DOI: 10.3390/wevj17060318 ISSN: 2032-6653

A Monetized Life Cycle Sustainability Assessment Framework for Integrating Environmental, Economic, and Social Impacts: Evidence from Electric Vehicles

Sining Ma, Zhijian He, Amir Hamzah Sharaai, Yuqing Liu, Haoxuan Cai

Life Cycle Sustainability Assessment (LCSA) has been widely used to assess the environmental, economic, and social impacts of emerging technologies. However, its practical application in decision support remains limited due to incompatibility of units of measurement among sustainability dimensions and a lack of transparent integration mechanisms. This study constructs a monetized LCSA framework to examine how battery electric vehicles (BEVs) replacing gas-powered vehicles (GVs) in cold regions covered by carbon-intensive power systems affects overall sustainability performance. The results show that over a 15-year lifespan, BEVs reduce life cycle costs by 28.74% and carbon-related environmental costs by 25.27% compared to GVs, demonstrating significant economic and environmental advantages. However, BEVs show a 4.23% decrease in standardized socially perceived performance, primarily due to consumer concerns about transparency, privacy, and end-of-life liability.

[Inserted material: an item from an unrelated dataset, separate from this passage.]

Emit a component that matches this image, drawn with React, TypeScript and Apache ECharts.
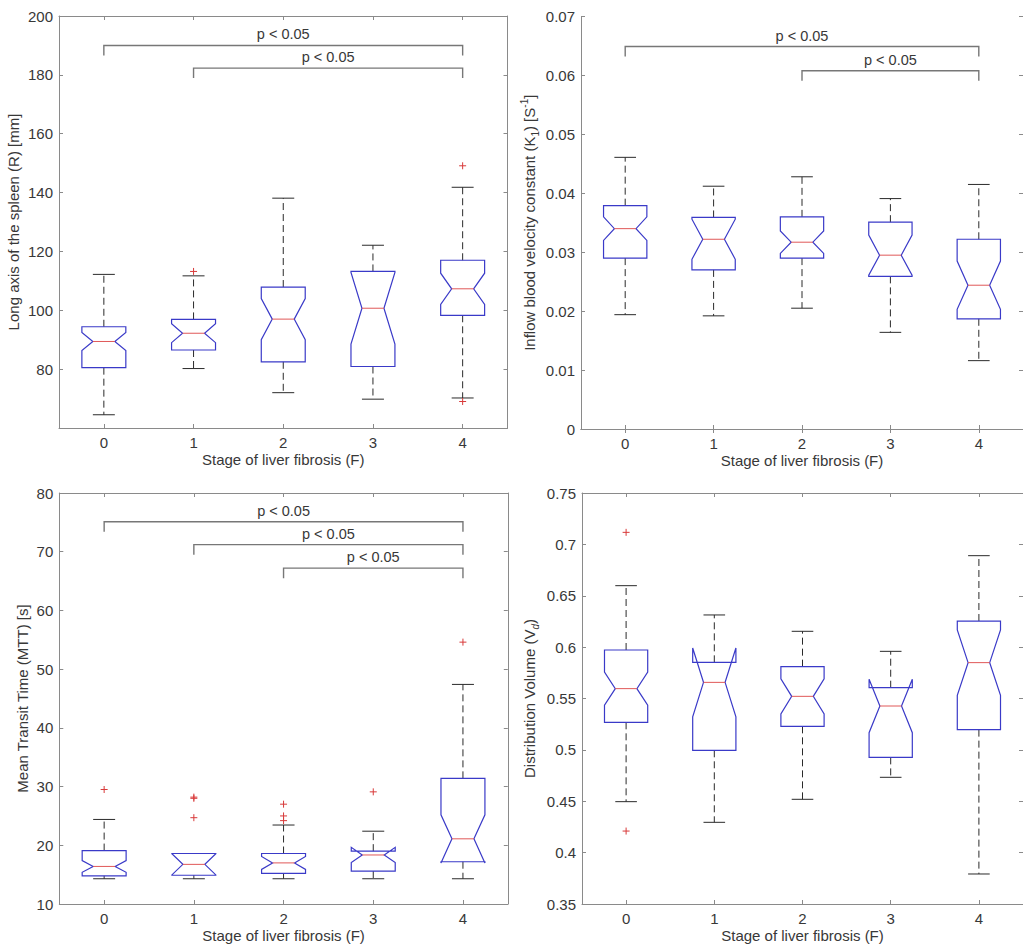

These findings suggest that incorporating social dimensions can significantly alter sustainability conclusions and reveal trade-offs that traditional single-dimensional assessments cannot capture. This study provides new empirical evidence for the comprehensive application of monetized life cycle sustainability assessment and offers valuable insights for vehicle design improvements, increased social acceptance, and low-carbon transportation policies in cold and carbon-intensive regions.